It's a great dish to make for a group, served with a grain on the side.
Yield: 4 servings
1 tbsp olive oil
2 baby eggplant, halved lengthwise
3 cloves garlic, chopped
2 tbsp honey
2 tbsp soya sauce
2 tbsp olive oil
1 lb cremini mushrooms, roughly chopped
6 big swiss chard stalks, chopped
Salt and pepper
Preheat your oven to 350 degrees F.
1) In a small oven safe pan, heat 1 tbsp olive oil over high heat. When oil is hot, place baby eggplant face down in the pan to brown. When that side is brown, turn them over (skin side touching the pan now) and place in the oven to finish cooking for about 15 minutes.

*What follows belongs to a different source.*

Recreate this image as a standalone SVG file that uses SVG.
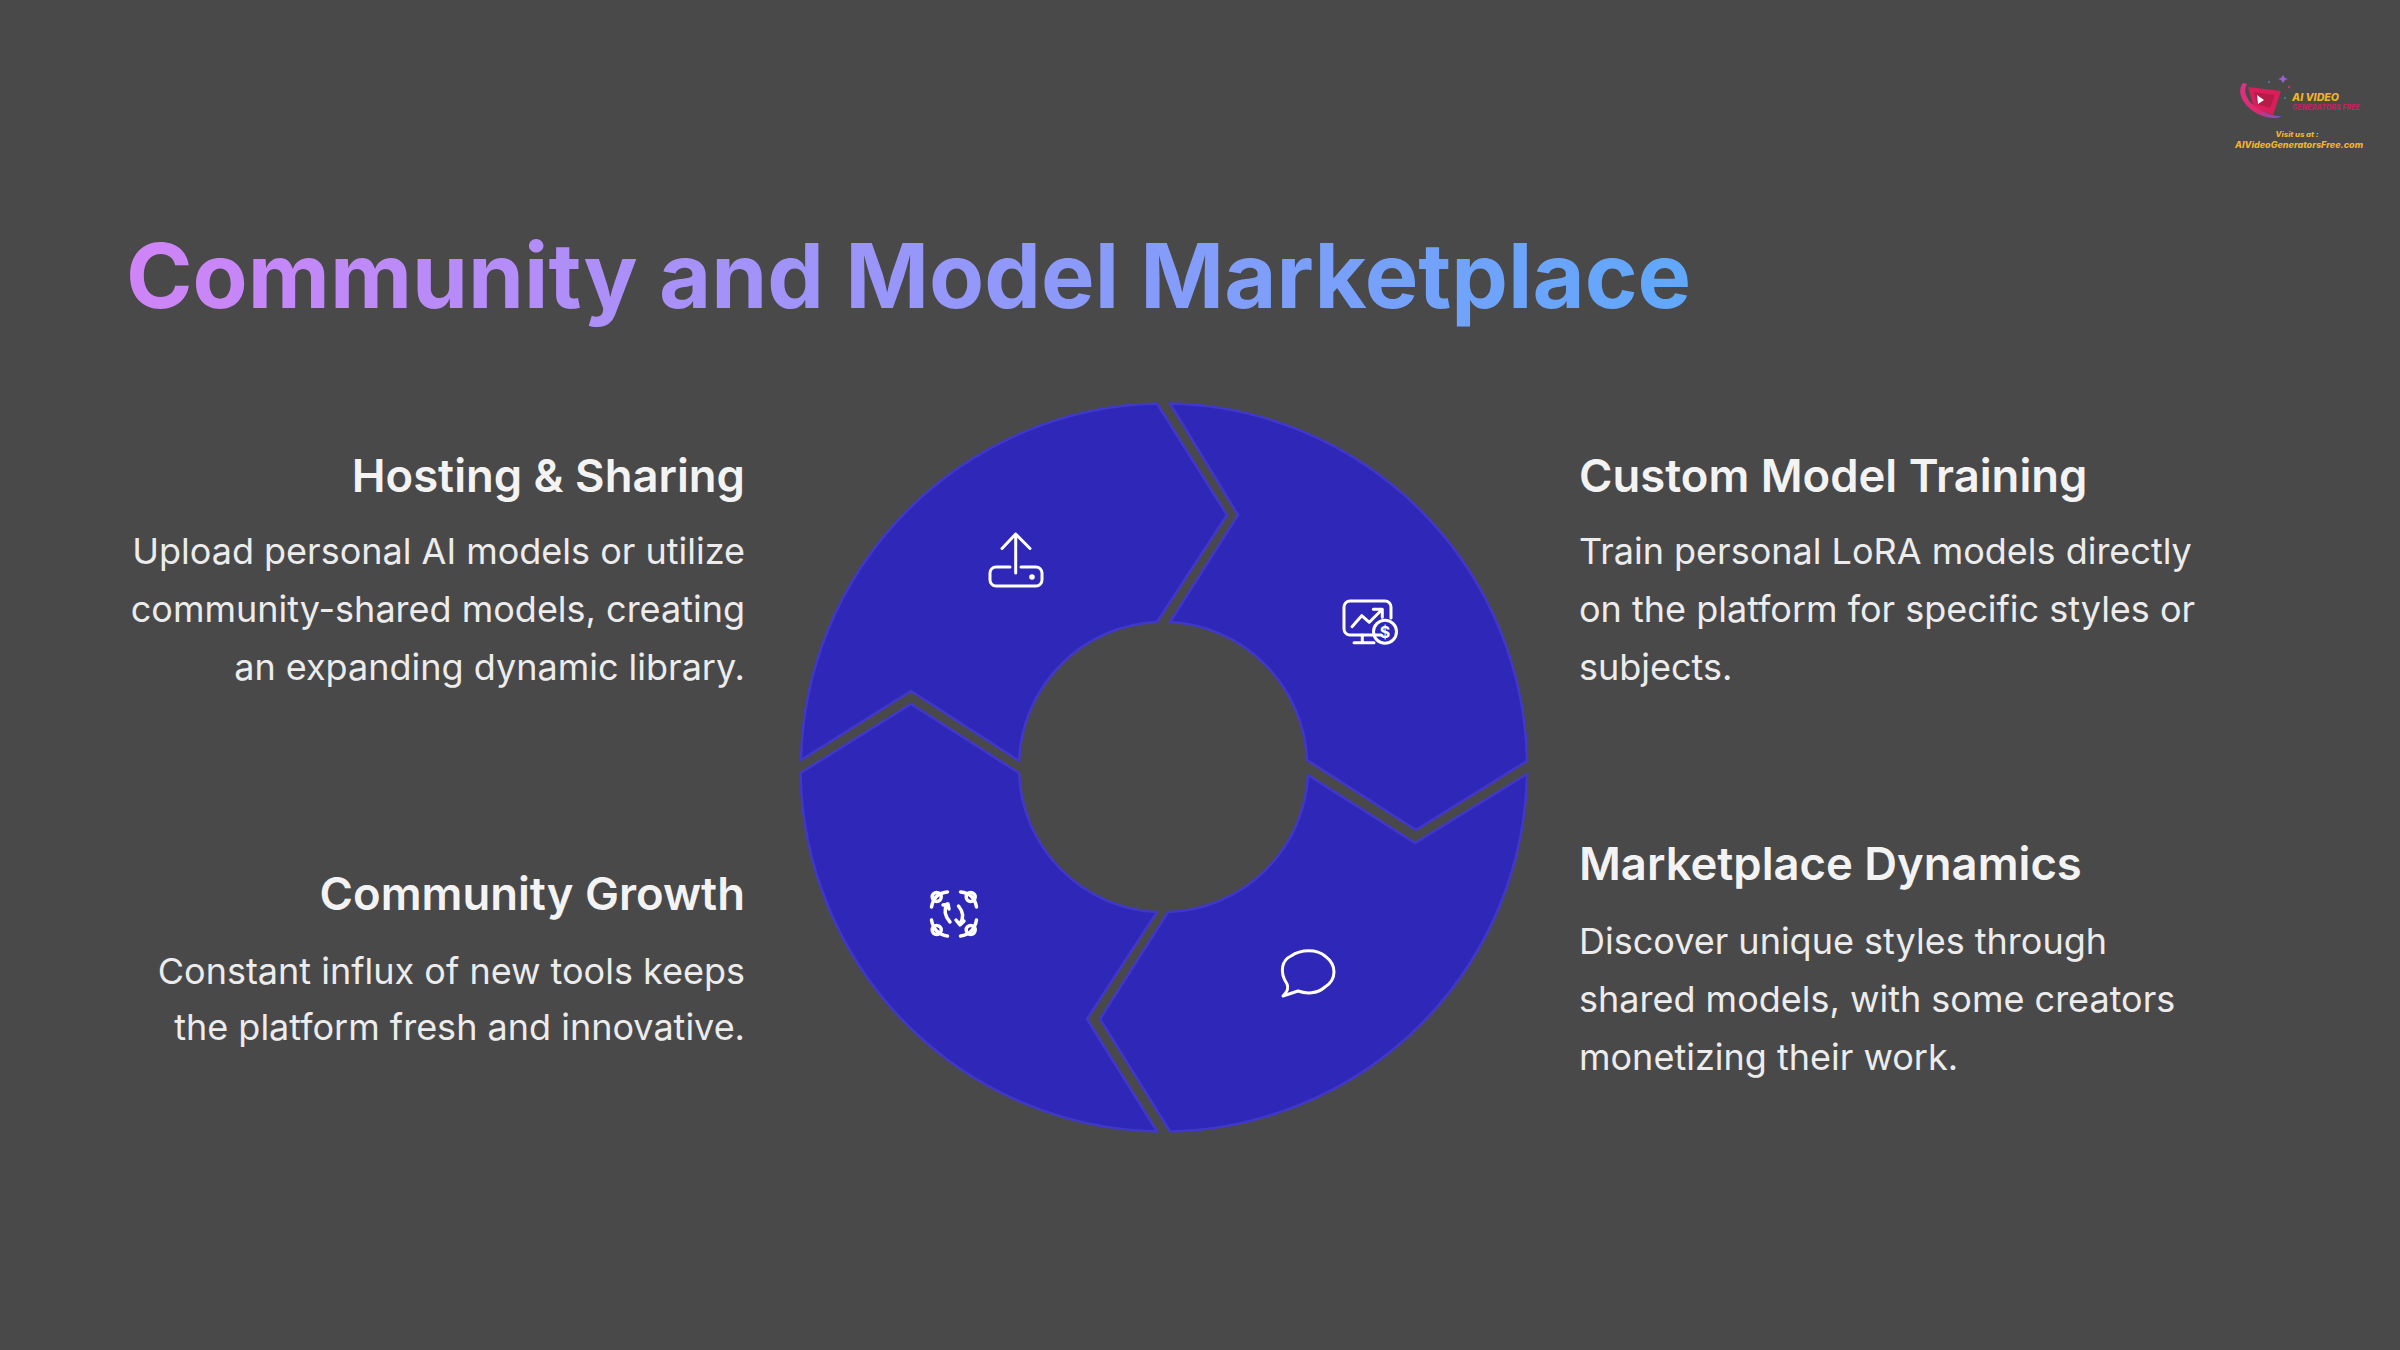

2) While eggplant is in the oven, whisk together the honey, soy sauce, and garlic. After eggplant has been in the oven for 10 minutes, remove from the oven and spread honey garlic mixture over each piece of eggplant and return to the oven to continue baking for another 5 minutes. Eggplant should be fully cooked through at this point and soft but still holding their shape.
3) In a pan, heat 2 tbsp olive oil. Add cremini mushrooms and saute for about 5 minutes to brown.
4) Add swiss chard and cook for another couple of minutes to soften. Season with salt and pepper.
5) Scoop mushroom and swiss chard mixture onto a plate and place eggplant halves on top.